From Silence to Understanding: A Daughter’s Journey, 50 Years After the Vietnam War
- Danae Hendrickson

- 2 days ago
- 4 min read
Growing up Vietnamese American, I always had this quiet feeling that a part of me existed in a world I couldn’t quite see. At school, I learned American history. At home, I lived American life. But there was another story. One I didn’t have the language for, sitting in the silence between my parents’ memories and my questions that never felt appropriate to ask.
My dad came here in 1981 at seventeen. My mom followed in 1985 at fifteen. They arrived not as tourists or dream-chasers but as refugees. Teenagers who had already lived lifetimes filled with fear, loss, and unimaginable resilience. And like so many refugee parents, they didn’t talk about the war. They didn’t talk about leaving. They didn’t talk about what they endured.
Silence was their survival.
And for a long time, it became mine too.
I went to Vietnam for the first time in 2019 with my dad. At the time, I thought it was just a family vacation. A chance to eat street food, meet relatives, and see where my parents grew up. I remember the motorbikes, the noise, the beauty, the humidity. But I didn’t yet understand the history beneath all of it. I didn’t realize what it meant for him to return to the place he once fled, or why certain moments made him quiet.

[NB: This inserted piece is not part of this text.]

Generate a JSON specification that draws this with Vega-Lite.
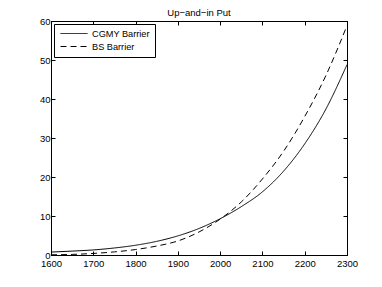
{
  "$schema": "https://vega.github.io/schema/vega-lite/v6.json",
  "width": 296,
  "height": 234,
  "autosize": {"type": "none"},
  "padding": {"left": 51, "top": 21, "right": 35, "bottom": 32},
  "background": "white",
  "title": {"text": "Up−and−in Put", "fontSize": 9.5, "font": "Liberation Sans", "fontWeight": "normal", "color": "black", "offset": -1, "anchor": "middle"},
  "config": {
    "view": {"stroke": "black", "strokeWidth": 1},
    "axis": {"domain": true, "domainColor": "black", "grid": false, "tickColor": "black", "tickSize": -4, "labelColor": "black", "labelFont": "Liberation Sans", "labelFontSize": 9.5, "labelPadding": 7, "labelFlush": false, "labelOverlap": false, "title": null}
  },
  "data": {"values": [
    {"s": 1600, "v": 0.75, "m": "CGMY Barrier"},
    {"s": 1650, "v": 1.0, "m": "CGMY Barrier"},
    {"s": 1700, "v": 1.3, "m": "CGMY Barrier"},
    {"s": 1750, "v": 1.8, "m": "CGMY Barrier"},
    {"s": 1800, "v": 2.5, "m": "CGMY Barrier"},
    {"s": 1850, "v": 3.5, "m": "CGMY Barrier"},
    {"s": 1900, "v": 4.9, "m": "CGMY Barrier"},
    {"s": 1950, "v": 6.8, "m": "CGMY Barrier"},
    {"s": 2000, "v": 9.3, "m": "CGMY Barrier"},
    {"s": 2050, "v": 12.4, "m": "CGMY Barrier"},
    {"s": 2100, "v": 16.2, "m": "CGMY Barrier"},
    {"s": 2150, "v": 21.5, "m": "CGMY Barrier"},
    {"s": 2200, "v": 28.5, "m": "CGMY Barrier"},
    {"s": 2250, "v": 37.4, "m": "CGMY Barrier"},
    {"s": 2300, "v": 48.8, "m": "CGMY Barrier"},
    {"s": 1600, "v": 0.05, "m": "BS Barrier"},
    {"s": 1650, "v": 0.15, "m": "BS Barrier"},
    {"s": 1700, "v": 0.4, "m": "BS Barrier"},
    {"s": 1750, "v": 0.8, "m": "BS Barrier"},
    {"s": 1800, "v": 1.4, "m": "BS Barrier"},
    {"s": 1850, "v": 2.3, "m": "BS Barrier"},
    {"s": 1900, "v": 3.6, "m": "BS Barrier"},
    {"s": 1950, "v": 5.9, "m": "BS Barrier"},
    {"s": 2000, "v": 9.2, "m": "BS Barrier"},
    {"s": 2050, "v": 13.6, "m": "BS Barrier"},
    {"s": 2100, "v": 19.5, "m": "BS Barrier"},
    {"s": 2150, "v": 26.6, "m": "BS Barrier"},
    {"s": 2200, "v": 35.5, "m": "BS Barrier"},
    {"s": 2250, "v": 46.0, "m": "BS Barrier"},
    {"s": 2300, "v": 58.8, "m": "BS Barrier"}
  ]},
  "layer": [
    {
      "mark": {"type": "line", "color": "black", "strokeWidth": 1, "interpolate": "monotone"},
      "encoding": {
        "x": {"field": "s", "type": "quantitative", "scale": {"domain": [1600, 2300], "nice": false}, "axis": {"values": [1600,1700,1800,1900,2000,2100,2200,2300], "format": "d", "orient": "bottom"}},
        "y": {"field": "v", "type": "quantitative", "scale": {"domain": [0, 60], "nice": false}, "axis": {"values": [0,10,20,30,40,50,60], "orient": "left", "labelPadding": 5}},
        "strokeDash": {"field": "m", "type": "nominal", "scale": {"domain": ["CGMY Barrier", "BS Barrier"], "range": [[1, 0], [6, 4]]},
          "legend": {"title": null, "orient": "top-left", "offset": 3, "symbolType": "M-3,0H3", "symbolStrokeColor": "black", "symbolFillColor": "transparent", "symbolStrokeWidth": 1, "symbolSize": 81, "labelFont": "Liberation Sans", "labelFontSize": 9.2, "labelColor": "black", "labelOffset": 13, "strokeColor": "black", "fillColor": "white", "padding": 4.5, "rowPadding": 2, "symbolOffset": 10.5}}
      }
    },
    {
      "mark": {"type": "line", "opacity": 0},
      "encoding": {
        "x": {"field": "s", "type": "quantitative", "scale": {"domain": [1600, 2300], "nice": false}, "axis": {"values": [1600,1700,1800,1900,2000,2100,2200,2300], "orient": "top", "labels": false, "labelPadding": 0}},
        "y": {"field": "v", "type": "quantitative", "scale": {"domain": [0, 60], "nice": false}, "axis": {"values": [0,10,20,30,40,50,60], "orient": "right", "labels": false}}
      }
    }
  ],
  "resolve": {"axis": {"x": "independent", "y": "independent"}}
}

I saw Vietnam, but I didn’t understand Vietnam.
I didn’t yet grasp that I was standing in a country that held both my roots and my family’s trauma, or that the silence I grew up with had a story, and that story had consequences still unfolding today.
In 2021, everything shifted when I began working at the U.S. Institute of Peace (USIP) on its Vietnam War Legacies and Reconciliation Initiative. Suddenly, I was in rooms where the conversations my family avoided were on the table. Real, raw, necessary. Conversations about bomb clearance, Agent Orange, missing soldiers, trauma, healing, and what reconciliation actually takes, fifty years later.
And something unexpected happened: my parents started talking.
Not all at once, but slowly. The way you open a door that’s been closed for a long time.
They shared pieces of their journey: crossing oceans, leaving family behind, starting again in a place where no one knew their pain. I realized their silence wasn’t forgetting. It was protection. It was love disguised as quiet.
And the more I listened at work, the more I understood why their silence mattered, and why breaking my own mattered too.
Since that first trip with my dad, I’ve had the privilege of returning to Vietnam twice with USIP and going to Laos for the first time with Legacies of War.
This time, I didn’t just see the markets and the rice fields.
I saw the legacies.

I sat with local partners clearing unexploded ordnance, removing Agent Orange, and recovering service members who became missing from the war.
I spoke with leaders dedicated to healing and rebuilding.
I walked on land where war memories still live in the soil and in the hearts of families.

I saw Southeast Asia full of pride, strength, and hope. I also saw the wounds that never made it into my textbooks growing up. Those trips moved me in a way I didn’t expect. They helped me connect the dots between my parents’ quiet resilience and the resilience of a nation still mending and rising.

Fifty years since the end of the war, the story isn’t finished.
It lives in families.
It lives in the land.
It lives in the silence and in the courage it takes to break it.
For me, this work has become more than a job. It is my way of honoring my parents, my grandparents, and every refugee who rebuilt without ever asking for recognition. It’s how I turn inherited silence into voice, inherited trauma into purpose, and inherited history into hope.

Healing takes generations.
But healing starts somewhere.
It started for me the moment I chose to ask questions instead of staying quiet. And it continues every time I show up for this work. With gratitude, humility, and a deep sense of responsibility.
As we mark 50 years since the end of the Vietnam War, I hope you’ll pause with me. To remember, to honor, and to learn. If you carry this history in your family, or simply in your heart as someone who believes in peace and humanity, I invite you to join this journey.
Learn your history.
Ask the questions that were never asked.
Hold space for the stories carried quietly in our homes.
And when you’re ready, lend your voice, your hands, and your heart to healing.
Support efforts to clear unexploded ordnance.
Engage in conversations about reconciliation.
Explore the work of organizations like Legacies of War.
Be part of building the next chapter. One rooted not in silence, but in understanding and hope.
We honor the past not by looking away, but by stepping toward it, together, to build a more peaceful future.